Heimvorteil bei Biathlon-WM birgt auch Risiken

Ruhpolding (dpa) - Umschwärmt und umjubelt von Zehntausenden Fans, präsent in Funk und Fernsehen, auf den Titelseiten der Gazetten: Für die deutschen Biathleten könnte die Heim-WM in Ruhpolding ein unvergessliches Erlebnis werden.

Viele beschwören den Heimvorteil als Extra-Bonus. Auch Superstar Magdalena Neuner hofft auf ein paar Prozentpunkte mehr an Leistung durch die Unterstützung der Fans. „Viele sehen es als Vorteil, viele als Nachteil. Ich habe überhaupt keine Angst, nur Freude“, sagt die 25-Jährige gewohnt optimistisch und selbstbewusst.

Doch der oft beschriebene Heimvorteil kann auch zum Fluch werden. Der Druck wird angesichts der manchmal ausufernden Erwartungshaltung von außen, aber auch innen zu groß. Der Körper will, kann aber nicht. Die Psyche lähmt den Athleten.

Das mussten die deutschen Fußballerinnen bei der Heim-WM im vergangenen Jahr miterleben, als sie im Viertelfinale ausschieden. Auch Skistar Maria Höfl-Riesch konnte im vergangenen Jahr in Garmisch-Partenkirchen kein WM-Gold holen.

Gibt es den Heimvorteil oder ist er doch nur Einbildung? „Es gibt da kein klares Ja oder Nein. Jeder Athlet nimmt den Druck anders wahr. Das eigene Publikum, die Freunde und die Familie an der Strecke zu haben kann unglaublich anspornen“, sagte Diplom-Psychologin Tanja Damaske der Nachrichtenagentur dpa. Die Speerwurf-Europameisterin von 1998 ergänzt: „Ebenso gibt es aber auch Sportler, die an dem immensen Erwartungsdruck, der von außen an sie herangetragen wird, scheitern - und nicht zuletzt an dem, den sie sich selbst machen.“

Bei den Biathleten besteht die Gefahr darin, angetrieben von den Fans, zu „überziehen“. Das heißt, zu hohes Tempo in der Loipe anzuschlagen und ein zu hohes Risiko am Schießstand einzugehen. Doch die Deutschen nehmen - zumindest nach außen - den Druck als etwas Positives an. „Der Druck ist enorm. Aber ein richtiger Sportler braucht den Druck“, sagt Sprint-Weltmeister Arnd Peiffer.

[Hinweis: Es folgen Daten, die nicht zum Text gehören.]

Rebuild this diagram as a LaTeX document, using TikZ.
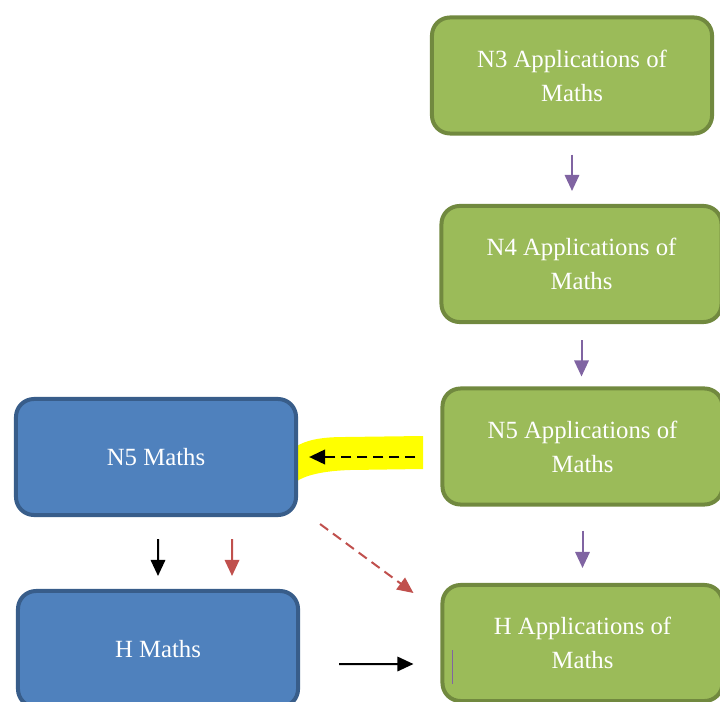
\documentclass[tikz,border=0pt]{standalone}
\usepackage{fontspec}
\setmainfont{Liberation Serif}
\usetikzlibrary{arrows.meta, positioning}
\definecolor{aomfill}{RGB}{155,187,89}
\definecolor{aomline}{RGB}{113,137,63}
\definecolor{mathsfill}{RGB}{79,129,189}
\definecolor{mathsline}{RGB}{56,93,138}
\definecolor{routepurple}{RGB}{128,100,162}
\definecolor{routered}{RGB}{192,80,77}
\definecolor{marker}{RGB}{255,255,0}

\begin{document}
\begin{tikzpicture}[x=0.025cm, y=-0.025cm, every node/.style={align=center},
    coursebox/.style={draw, line width=0.1cm, rounded corners=0.45cm, minimum width=7cm, minimum height=2.9cm, text=white, font=\fontsize{17.6}{24.2}\selectfont},
    aombox/.style={coursebox, fill=aomfill, draw=aomline},
    mathsbox/.style={coursebox, fill=mathsfill, draw=mathsline},
    route/.style={-{Triangle[width=0.36cm, length=0.4cm]}, line width=0.05cm}]
        \clip (0, 0) rectangle (720, 701);

        % Highlighter stroke
        \fill[marker] (297, 446) .. controls (310, 438) and (330, 437) .. (345, 437) -- (423, 436) -- (423, 469) -- (350, 470) .. controls (320, 471) and (305, 476) .. (297, 481) -- cycle;

        % Applications of Maths
        \node[aombox] (n3aom) at (572, 75.5) {N3 Applications of\\Maths};
        \node[aombox] (n4aom) at (581.5, 264) {N4 Applications of\\Maths};
        \node[aombox] (n5aom) at (582.5, 446.5) {N5 Applications of\\Maths};
        \node[aombox] (haom) at (582.5, 643) {H Applications of\\Maths};

        % Maths
        \node[mathsbox] (n5maths) at (156, 457) {N5 Maths};
        \node[mathsbox] (hmaths) at (158, 649) {H Maths};

        % Progression
        \draw[route, routepurple, shorten <=0.475cm, shorten >=0.325cm] (n3aom.south) -- (n3aom.south |- n4aom.north);
        \draw[route, routepurple, shorten <=0.4cm, shorten >=0.25cm] (n4aom.south) -- (n4aom.south |- n5aom.north);
        \draw[route, routepurple, shorten <=0.6cm, shorten >=0.375cm] (n5aom.south) -- (haom.north);

        \draw[route, line width=0.065cm, dash pattern=on 0.25cm off 0.15cm, shorten <=0.625cm, shorten >=0.275cm] (n5aom.west |- n5maths.east) -- (n5maths.east);

        \draw[route, shorten <=0.55cm, shorten >=0.325cm] ([xshift=0.05cm]n5maths.south) -- (hmaths.north);
        \draw[route, routered, shorten <=0.55cm, shorten >=0.325cm] ([xshift=1.9cm]n5maths.south) -- ([xshift=1.85cm]hmaths.north);

        \draw[route, routered, dash pattern=on 0.25cm off 0.15cm] ([xshift=0.55cm, yshift=-0.175cm]n5maths.south east) -- ([xshift=-0.675cm, yshift=1.25cm]haom.west);
        \draw[route] ([xshift=0.975cm, yshift=-0.375cm]hmaths.east) -- ([xshift=-0.675cm, yshift=-0.525cm]haom.west);

        % Text cursor
        \draw[routepurple, line width=0.025cm] (452, 650) -- (452, 684);
    \end{tikzpicture}
\end{document}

„Für die Öffentlichkeit zählen eben nur Medaillen“, meint Männer-Coach Fritz Fischer. „Aber als Weltklasse-Athlet musst du mit diesem Druck umgehen können. Die Athleten müssen an sich glauben und darüber reden wir auch im Training“, sagt Fischer, der in Ruhpolding 1985 WM-Bronze mit der Staffel gewann.

Besonders im Fokus wird Magdalena Neuner stehen. Nicht nur, weil es ihre letzten Rennen auf heimischem Boden sind. Die zweimalige Olympiasiegerin hatte angekündigt, in allen sechs Wettbewerben eine Medaille holen zu wollen. „Wenn Magdalena sagt, sie will in allen Wettbewerben eine Medaille holen, dann glaube ich ihr das. Sie hat vor der Saison ja schon mal so eine Ansage gemacht, als sie gesagt hat, das sei ihr letztes Jahr und sie wolle in diesem so viele Rennen wie möglich gewinnen. Und damit war sie ja erfolgreich. Es ist einfach ihre Art, mit dem Druck umzugehen“, meint Tanja Damaske.

Top oder Flop? Die Diplom-Psychologin sieht die Deutschen in einer guten Position. „Sie hatten genügend Zeit, mit ihren Betreuern verschiedene Situationen gemeinsam gedanklich durchzugehen. Sie werden nicht überrascht sein, wenn der Tag X kommt - egal wie der dann aussieht“, sagt die frühere Spitzensportlerin.

Adrenalinschübe und lange Partynächte - wie es sich im Optimalfall anfühlt, erlebten 2007 die deutschen Handballer. „Wir werden überall eingeladen, wir sind momentan die Helden der Nation - das ist natürlich ein Traum“, sagte damals der mittlerweile zurückgetretene Nationalspieler Pascal Hens. Vor fünf Jahren schaffte er mit seinem Team den WM-Gold-Coup und sogar den Weg in die Kinosäle.